Tony Sokol

Jan 30, 2019

Peter Jackson will direct a documentary on The Beatles film Let It Be.

The Beatles Let It Be footage is getting back where it once belonged. Peter Jackson, who is fresh off the World War I documentary They Shall Not Grow Old, will apply the same restorative techniques for a new documentary using 55 hours of unseen footage from the 1970 feature film to recreate a new, happier verson of the Beatles’ breakup movie Let It Be.

The original film was slated to show the band in the studio recording an overdub-free, live in the studio album which went on to be the over-overdubbed Grammy Award-winning album Let It Be produced by Phil Spector.

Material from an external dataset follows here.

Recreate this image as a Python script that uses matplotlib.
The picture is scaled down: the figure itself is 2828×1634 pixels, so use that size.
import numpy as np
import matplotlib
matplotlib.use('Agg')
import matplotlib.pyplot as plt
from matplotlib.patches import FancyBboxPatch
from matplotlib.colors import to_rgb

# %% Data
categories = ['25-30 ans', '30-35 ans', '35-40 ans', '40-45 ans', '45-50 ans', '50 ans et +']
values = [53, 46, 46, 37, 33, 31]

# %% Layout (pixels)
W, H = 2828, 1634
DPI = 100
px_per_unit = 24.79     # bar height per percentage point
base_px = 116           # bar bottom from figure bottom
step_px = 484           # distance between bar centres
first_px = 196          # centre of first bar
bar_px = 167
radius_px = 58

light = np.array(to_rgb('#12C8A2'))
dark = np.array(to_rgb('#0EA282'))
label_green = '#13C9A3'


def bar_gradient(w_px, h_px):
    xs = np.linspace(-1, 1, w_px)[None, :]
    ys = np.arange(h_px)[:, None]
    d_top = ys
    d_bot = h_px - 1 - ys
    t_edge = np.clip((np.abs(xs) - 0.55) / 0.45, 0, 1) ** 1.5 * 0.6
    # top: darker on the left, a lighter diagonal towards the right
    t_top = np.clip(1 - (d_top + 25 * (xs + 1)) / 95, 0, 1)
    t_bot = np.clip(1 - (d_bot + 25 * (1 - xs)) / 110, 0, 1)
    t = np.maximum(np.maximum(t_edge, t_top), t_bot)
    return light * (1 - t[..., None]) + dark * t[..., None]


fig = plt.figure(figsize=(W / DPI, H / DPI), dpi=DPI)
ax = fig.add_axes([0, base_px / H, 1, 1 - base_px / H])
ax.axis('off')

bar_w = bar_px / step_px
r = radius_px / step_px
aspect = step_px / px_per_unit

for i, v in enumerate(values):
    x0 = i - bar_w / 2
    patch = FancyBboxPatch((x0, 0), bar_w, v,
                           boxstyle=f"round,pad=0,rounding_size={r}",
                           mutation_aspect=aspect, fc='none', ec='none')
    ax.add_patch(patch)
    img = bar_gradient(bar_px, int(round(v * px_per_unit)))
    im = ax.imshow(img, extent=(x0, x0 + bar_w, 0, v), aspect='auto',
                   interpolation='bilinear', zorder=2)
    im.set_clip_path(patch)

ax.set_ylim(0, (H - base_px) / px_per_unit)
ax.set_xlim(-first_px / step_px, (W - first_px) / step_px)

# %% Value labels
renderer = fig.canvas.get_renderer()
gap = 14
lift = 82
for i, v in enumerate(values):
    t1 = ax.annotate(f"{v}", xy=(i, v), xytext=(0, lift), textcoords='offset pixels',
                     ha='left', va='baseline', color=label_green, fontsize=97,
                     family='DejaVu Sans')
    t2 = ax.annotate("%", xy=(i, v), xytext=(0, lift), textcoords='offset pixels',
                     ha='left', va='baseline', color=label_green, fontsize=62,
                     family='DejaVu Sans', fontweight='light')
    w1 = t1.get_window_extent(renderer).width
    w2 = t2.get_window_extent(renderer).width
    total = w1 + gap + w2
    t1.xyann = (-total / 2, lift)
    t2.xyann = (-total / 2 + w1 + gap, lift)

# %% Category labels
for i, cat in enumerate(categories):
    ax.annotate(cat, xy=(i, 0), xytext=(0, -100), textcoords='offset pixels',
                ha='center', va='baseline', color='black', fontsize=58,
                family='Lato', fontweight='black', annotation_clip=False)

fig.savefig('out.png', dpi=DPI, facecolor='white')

It turned out to capture a band in the final throes of disintegration.

“The 55 hours of never-before-seen footage and 140 hours of audio made available to us, ensures this movie will be the ultimate ‘fly on the wall’ experience that Beatles fans have long dreamt about – it’s like a time machine transports us back to 1969, and we get to sit in the studio watching these four friends make great music together,” Jackson said in a statement via The Hollywood Reporter. “I was relieved to discover the reality is very different to the myth.”

“After reviewing all the footage and audio that Michael Lindsay-Hogg shot 18 months before they broke up, it’s simply an amazing historical treasure-trove,” Jackson continued. “Sure, there’s moments of drama – but none of the discord this project has long been associated with. Watching John, Paul, George, and Ringo work together, creating now-classic songs from scratch, is not only fascinating – it’s funny, uplifting and surprisingly intimate.”

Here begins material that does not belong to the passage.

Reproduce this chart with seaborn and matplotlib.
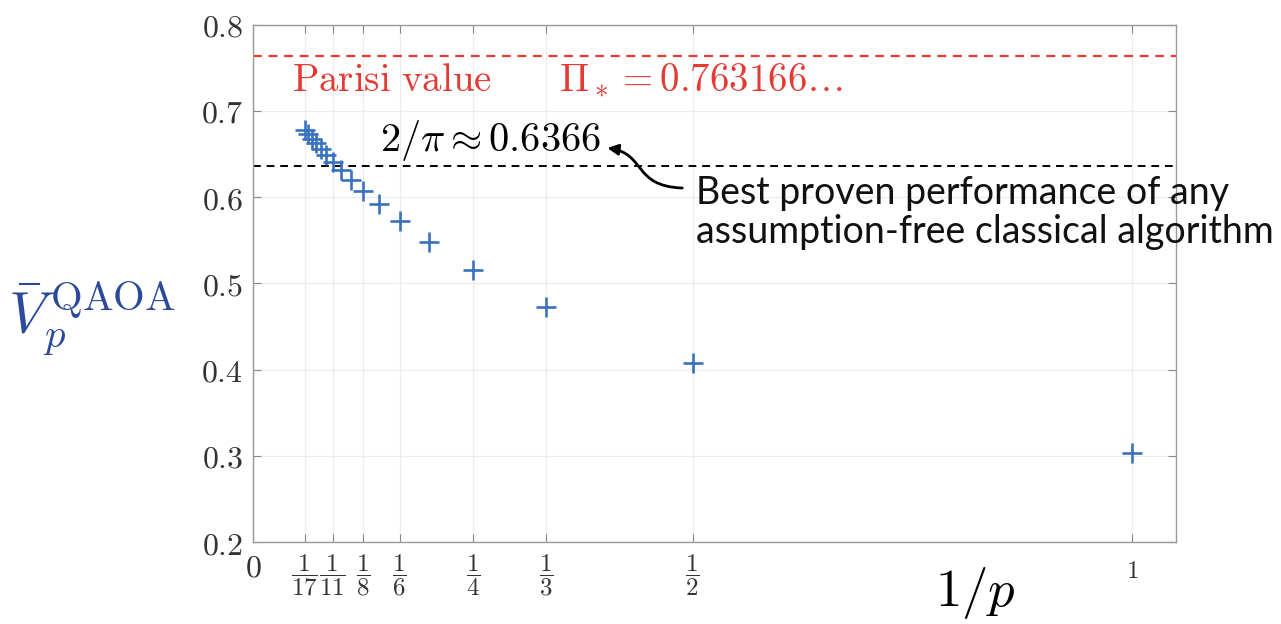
import numpy as np
import pandas as pd
import seaborn as sns
import matplotlib.pyplot as plt
from matplotlib.path import Path
from matplotlib.patches import FancyArrowPatch

sns.set_style("whitegrid")
plt.rcParams['mathtext.fontset'] = 'cm'
plt.rcParams['font.family'] = ['DejaVu Serif']

# QAOA levels and values
p = [1, 2, 3, 4, 5, 6, 7, 8, 9, 10, 11, 12, 13, 14, 15, 16, 17]
v = [0.3033, 0.4075, 0.4726, 0.5157, 0.5476, 0.5721, 0.5915, 0.6073, 0.6203,
     0.6314, 0.6408, 0.6490, 0.6561, 0.6623, 0.6679, 0.6729, 0.6773]
parisi = 0.763166
classical = 2 / np.pi

xtick_p = [17, 11, 8, 6, 4, 3, 2]
yticks = [0.2, 0.3, 0.4, 0.5, 0.6, 0.7, 0.8]

d = pd.DataFrame({'invp': [1 / k for k in p], 'V': v})

fig = plt.figure(figsize=(12.81, 6.24), dpi=100)
ax = fig.add_axes([0.1975, 0.1314, 0.7206, 0.8290])

ax.axhline(parisi, color='#e53a33', ls=(0, (4, 3)), lw=1.6, zorder=1)
ax.axhline(classical, color='black', ls=(0, (4, 3)), lw=1.4, zorder=1)

sns.scatterplot(data=d, x='invp', y='V', marker='+', s=200, color='#3a72bf',
                linewidth=1.9, ax=ax, zorder=3)

ax.set_xlim(0, 1.05)
ax.set_ylim(0.2, 0.8)

xt = [0] + [1 / k for k in xtick_p] + [1]
ax.set_xticks(xt)
ax.set_xticklabels([''] * len(xt))
xtr = ax.get_xaxis_transform()
for k in xtick_p:
    ax.text(1 / k, -0.02, r'$\dfrac{1}{%d}$' % k, transform=xtr,
            ha='center', va='top', fontsize=18, color='#333333')
ax.text(0, -0.02, r'$0$', transform=xtr, ha='center', va='top',
        fontsize=23, color='#333333')
ax.text(1, -0.035, r'$1$', transform=xtr, ha='center', va='top',
        fontsize=18, color='#333333')

ax.set_yticks(yticks)
ax.set_yticklabels([r'$%.1f$' % t for t in yticks], fontsize=23, color='#333333')

ax.tick_params(direction='in', length=6, width=0.8, color='#888888',
               top=True, right=True, bottom=True, left=True, pad=7)
ax.grid(color='#ececec', lw=0.9)
for s in ax.spines.values():
    s.set_color('#999999')
    s.set_linewidth(1.0)

ax.set_xlabel('')
ax.set_ylabel('')
fig.text(0.006, 0.49, r'$\bar{V}_p^{\,\mathrm{QAOA}}$', fontsize=42, color='#2d4a9a',
         ha='left', va='center')
fig.text(0.761, 0.05, r'$1/p$', fontsize=38, color='black', ha='center', va='center')

ax.text(0.044, 0.736, r'$\mathrm{Parisi\ value}\qquad\Pi_* = 0.763166\ldots$',
        color='#e53a33', fontsize=28, va='center')
ax.text(0.1445, 0.666, r'$2/\pi \approx 0.6366$', color='black', fontsize=29, va='center')

# curved S-shaped pointer from the note to the 2/pi label
tail = (0.4883, 0.6106)
head = (0.4030, 0.6570)
arrow_path = Path([tail, (0.432, 0.6125), (0.447, 0.6505), head],
                  [Path.MOVETO, Path.CURVE4, Path.CURVE4, Path.CURVE4])
ax.add_patch(FancyArrowPatch(path=arrow_path, arrowstyle='-|>', color='black',
                             lw=2.0, mutation_scale=16, zorder=4))
ax.text(0.504, 0.5827, 'Best proven performance of any\nassumption-free classical algorithm',
        family=['Lato', 'DejaVu Sans'], fontsize=27, va='center', ha='left',
        linespacing=1.1, clip_on=False, color='#111111')

fig.savefig('out.png', dpi=100)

Paul McCartney previously hinted that a Let It Be restoration project was in the works. The album was originally set to be called “Get Back,” with the Beatles recording entirely live, and the film was to end in a live performance from the band. The final film showed a band at odds with each other, but the new footage will also show how much fun they had recording.

“I think there may be a new version of it,” McCartney told Canada’s Radio X last year. “The original movie came out and it was really sort of about the break-up of the Beatles. And so for me, it was a little sad, the movie. But I know people are looking at the 56 hours of footage. And someone was talking the other day to me and said (that) the overall feeling is very joyous and very uplifting. It’s like a bunch of guys making music and enjoying it, you know.”

McCartney didn’t mention the film would be directed by Jackson, who is probably best known for his Lord Of The Rings films. The Beatles had been approached to star in a motion picture adaptation of Tolkien’s books while they were on meditational retreat in India, but passed on the project.

“I’m thrilled and honoured to have been entrusted with this remarkable footage – making the movie will be a sheer joy,” Jackson concluded.

British director Michael Edward Lindsay-Hogg originally planned to use the footage for a television special before The Beatles used the 1970 documentary to complete their contractual film obligations.

Shot a little more than a year before their breakup, the original Let It Be came out on on VHS and laserdisc but has long been out of circulation. It was restored for a planned DVD reissue in the early 2000s, but never came to pass.

Let It Be was shot in 16mm. Jackson, his producer Clare Olssen and editor Jabez Olssen will take the footage to Park Road Post in New Zealand to apply the same techniques that brought the hundred-year old footage to vivid life for the film They Shall Not Grow Old.

There is no word yet on whether there will be an audio boxed set to go along with the film, but a Let It Be super deluxe edition is rumoured to follow a 2019 50th anniversary edition of the band’s swan song Abbey Road.